鍋の中にはカルプフェン

こい(@gyaradus)のブログ

【ミステリー】マリトッツォよりもマリトッツォみたいな味がするおやつコッペリッチミルク──パンにまつわる短編ミステリ3編を紹介


 ローソンで販売されているおやつコッペリッチミルクというやつだ。
 在日イタリア人のマンガ家?が「イタリアの味」などSNSで紹介してたので買ってみた。これがかなりおいしい。コッペパンに汁気たっぷりで、ひとかじりするたびにクリームがあふれていき、口の中にミルクのほんのりとしたやさしい甘みが広がっていく。コッペ生地のそっけないなさがうまい具合に甘さを中和してくれて、これがまたいいのだ。
 ローソンにはマリトッツォも大量に販売されていたが、わたしにはマリトッツォよりもこのおやつコッペリッチミルクのほうが、マリトッツォだと思った。つまりは、わたしのイメージしていたマリトッツォにちかいおいしさだった。
 おやつコッペリッチミルクのおいしさがわたしの伝えたいことのすべてなんだが、いちおうこのブログは、毎回なにかしら本の紹介をすることになっているので、《パンにまつわる推理小説》でも紹介することにする。


【①パンの身代金/大山誠一郎

『赤い博物館』のスタートをかざる短編。大山誠一郎のミステリのエッセンスが濃縮されており、この短編集の魅力を伝えるうえでも欠かせない一編だ。硬質な筆致でしっかりと描かれた証拠品の描写が「なにかあるんだろうな……」と予感させるが、その先行きはまったく見えない。しかしひとたび推理がはじまると、ドアのついた通路を次々と開いて抜けていくようなカタルシスの連鎖がはじまる。
 しょうじきいってこの短編は非常におもしろいんだが、あまり熱入れすぎると、おやつコッペリッチミルクよりも、こっちがメインになってしまうから、紹介はここらへんでとどめておく。てかこれ製パン会社の事件なだけで、そこまでパンが関わる感じではなかった。


【②魔が差したパン/O・ヘンリー】

 O・ヘンリーの最高傑作だとわたしは思っている。この作者らしい素朴な心の動きを描いたうえで、自然な伏線をはっていき、ガツン!と頭を殴られるようなツイストを決める。「賢者の贈り物」や「最後の一葉」とはまたちがった印象の、作者のストーラーテラーとしての才が光る作品だ。

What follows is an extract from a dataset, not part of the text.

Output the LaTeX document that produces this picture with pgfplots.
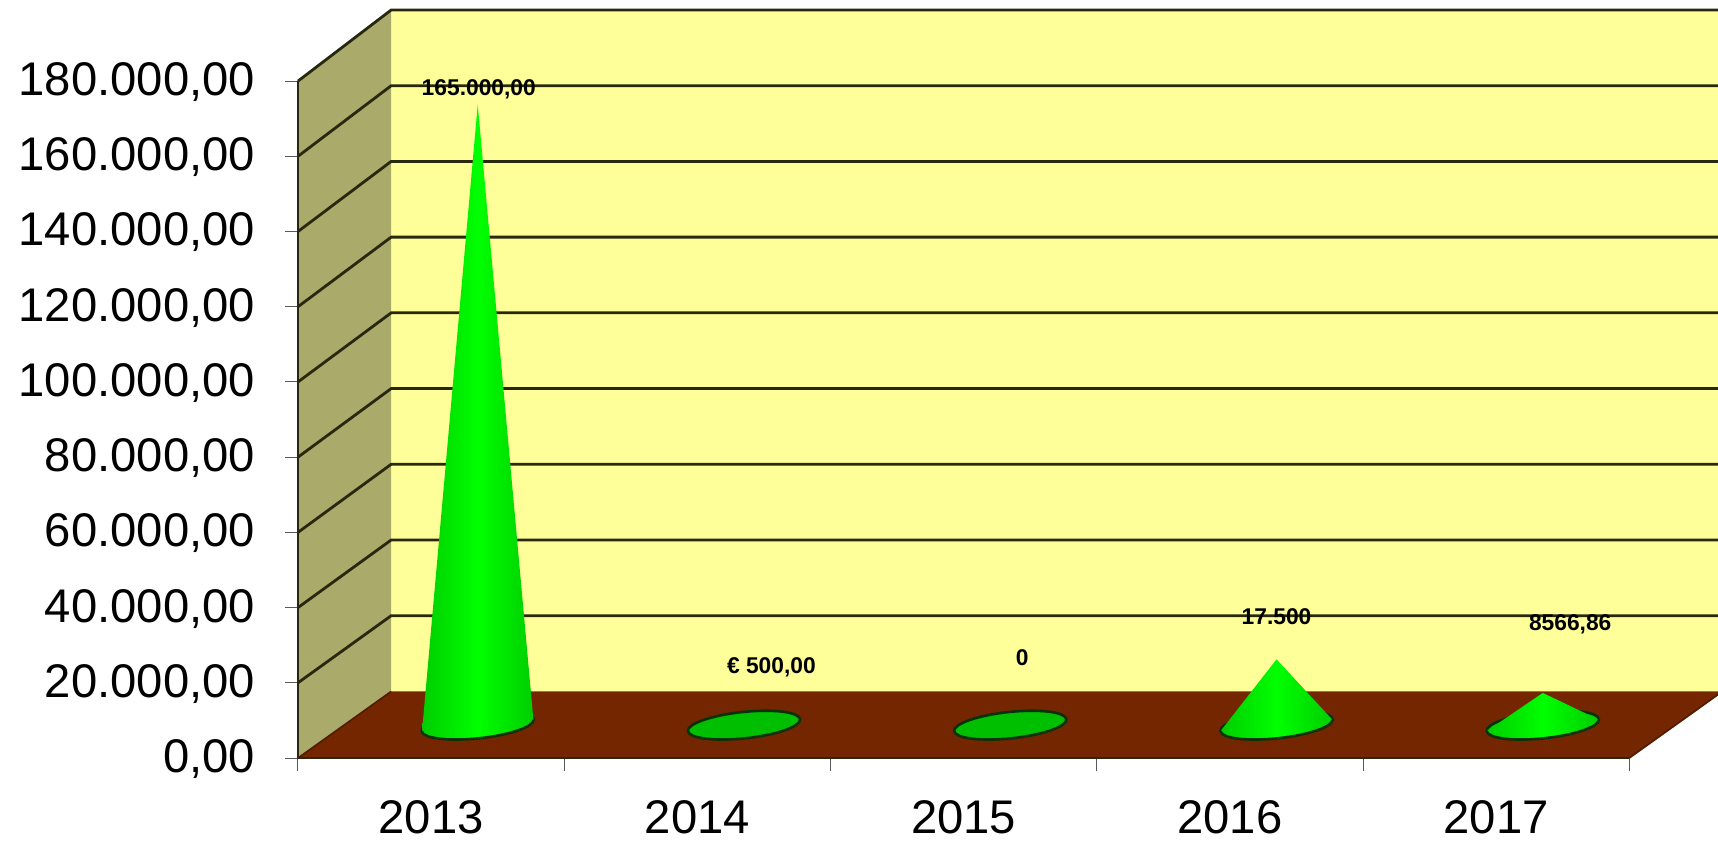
\documentclass[border=0pt]{standalone}
\usepackage{pgfplots}
\pgfplotsset{compat=1.18}
\usepackage{fontspec}
\setmainfont{Liberation Sans}

\definecolor{backwall}{RGB}{255,255,153}
\definecolor{sidewall}{RGB}{170,170,107}
\definecolor{floorc}{RGB}{115,38,0}
\definecolor{gridc}{RGB}{40,40,15}
\definecolor{conelight}{RGB}{0,255,0}
\definecolor{coneedge}{RGB}{0,205,0}
\definecolor{coneflat}{RGB}{0,190,0}
\definecolor{coneline}{RGB}{10,50,10}

\tikzset{
  coneshade/.style={left color=coneedge,right color=coneedge,middle color=conelight},
  coneplain/.style={fill=coneflat},
}

% x centre, value, style: base ellipse, then the body from the base up to the value
\newcommand{\cone}[3]{
  \draw[coneline,line width=1.3pt,#3,rotate around={6:(axis cs:#1,8740)}]
    (axis cs:#1,8740) ellipse [x radius=28.2pt,y radius=6.6pt];
  \addplot[draw=none,#3] table[row sep=\\,x expr=\thisrow{x}+#1,y expr=\thisrow{y}+8740]
    {x y\\ -0.209 -1500\\ 0 #2\\ 0.209 1500\\} --cycle;
}

\begin{document}
\begin{tikzpicture}
\useasboundingbox (-149pt,-42.5pt) rectangle (710pt,379pt);
\begin{axis}[
    at={(0pt,0pt)},
    anchor=origin,
    scale only axis,
    width=710pt,
    height=374pt,
    xmin=0,
    xmax=5.333,
    ymin=0,
    ymax=198900,
    clip=false,
    axis line style={draw=none},
    xtick pos=bottom,
    ytick pos=left,
    tick align=outside,
    major tick length=6.5pt,
    minor tick length=6.5pt,
    xtick={0.5,1.5,2.5,3.5,4.5},
    xticklabels={2013,2014,2015,2016,2017},
    minor xtick={0,1,2,3,4,5},
    major x tick style={draw=none},
    minor x tick style={draw=black!65,line width=0.5pt},
    ytick={0,20000,...,180000},
    y tick style={draw=black!65,line width=0.5pt},
    scaled y ticks=false,
    tick label style={font=\fontsize{23.6}{26}\selectfont},
    x tick label style={yshift=-11pt},
    y tick label style={xshift=-11.5pt,yshift=-0.5pt},
    /pgf/number format/.cd,
      fixed,
      fixed zerofill,
      precision=2,
      1000 sep={.},
      dec sep={,},
      assume math mode=true,
]
% walls and floor
\addplot[fill=backwall,draw=none] coordinates {(0.35,17710) (5.333,17710) (5.333,198907) (0.35,198907)} --cycle;
\addplot[fill=sidewall,draw=none] coordinates {(0,0) (0,180000) (0.35,198907) (0.35,17710)} --cycle;
\addplot[fill=floorc,draw=none] coordinates {(0,0) (5,0) (5.35,17710) (0.35,17710)} --cycle;

% gridlines: front edge, back corner, right edge
\addplot[gridc,line width=1.4pt] coordinates {(0,20000) (0.35,37843) (5.333,37843)};
\addplot[gridc,line width=1.4pt] coordinates {(0,40000) (0.35,57976) (5.333,57976)};
\addplot[gridc,line width=1.4pt] coordinates {(0,60000) (0.35,78109) (5.333,78109)};
\addplot[gridc,line width=1.4pt] coordinates {(0,80000) (0.35,98242) (5.333,98242)};
\addplot[gridc,line width=1.4pt] coordinates {(0,100000) (0.35,118375) (5.333,118375)};
\addplot[gridc,line width=1.4pt] coordinates {(0,120000) (0.35,138508) (5.333,138508)};
\addplot[gridc,line width=1.4pt] coordinates {(0,140000) (0.35,158641) (5.333,158641)};
\addplot[gridc,line width=1.4pt] coordinates {(0,160000) (0.35,178774) (5.333,178774)};
\addplot[gridc,line width=1.4pt] coordinates {(0,180000) (0.35,198907) (5.333,198907)};
% box edges
\addplot[gridc,line width=1.2pt] coordinates {(0,180000) (0,0) (5,0)};
\addplot[floorc!70!black,line width=0.8pt] coordinates {(0,0) (0.35,17710)};
\addplot[floorc!70!black,line width=0.8pt] coordinates {(5,0) (5.35,17710)};

% cones
\cone{0.675}{165000}{coneshade}
\cone{1.675}{500}{coneplain}
\cone{2.675}{0}{coneplain}
\cone{3.675}{17500}{coneshade}
\cone{4.675}{8566.86}{coneshade}

% value labels
\tikzset{vlabel/.style={font=\fontsize{11.4}{13}\selectfont\bfseries,inner sep=0pt}}
\node[vlabel] at (axis cs:0.679,177900) {165.000,00};
\node[vlabel] at (axis cs:1.778,24000) {€ 500,00};
\node[vlabel] at (axis cs:2.72,26800) {0};
\node[vlabel] at (axis cs:3.675,37700) {17.500};
\node[vlabel] at (axis cs:4.778,35600) {8566,86};
\end{axis}
\end{tikzpicture}
\end{document}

パンが関わっているけど、これそこまでミステリという感じではないな……。


【③パンは知っていた/蘇部健一

 ノベルス版の『六枚のとんかつ』に収録されている、しっかりとパンが関わるミステリだ。文庫未収録だったこの作品のことが気になって、わたしはノベルス版も購入した。
 わたしは以前、ワセダミステリ・クラブの講演会で著者の蘇部さんにお会いしたことがある。物腰おだやかな紳士で、さまざまな質問に対応してくれ、とても立派な人格の好人物だと感じた。六枚のとんかつ』の続編である『六とん2』にも「三色パンの秘密」というパンが関わるミステリ短編が収録されている。あとがきの自作解説がなかなかおもしろいので、気になったら目を通してみよう。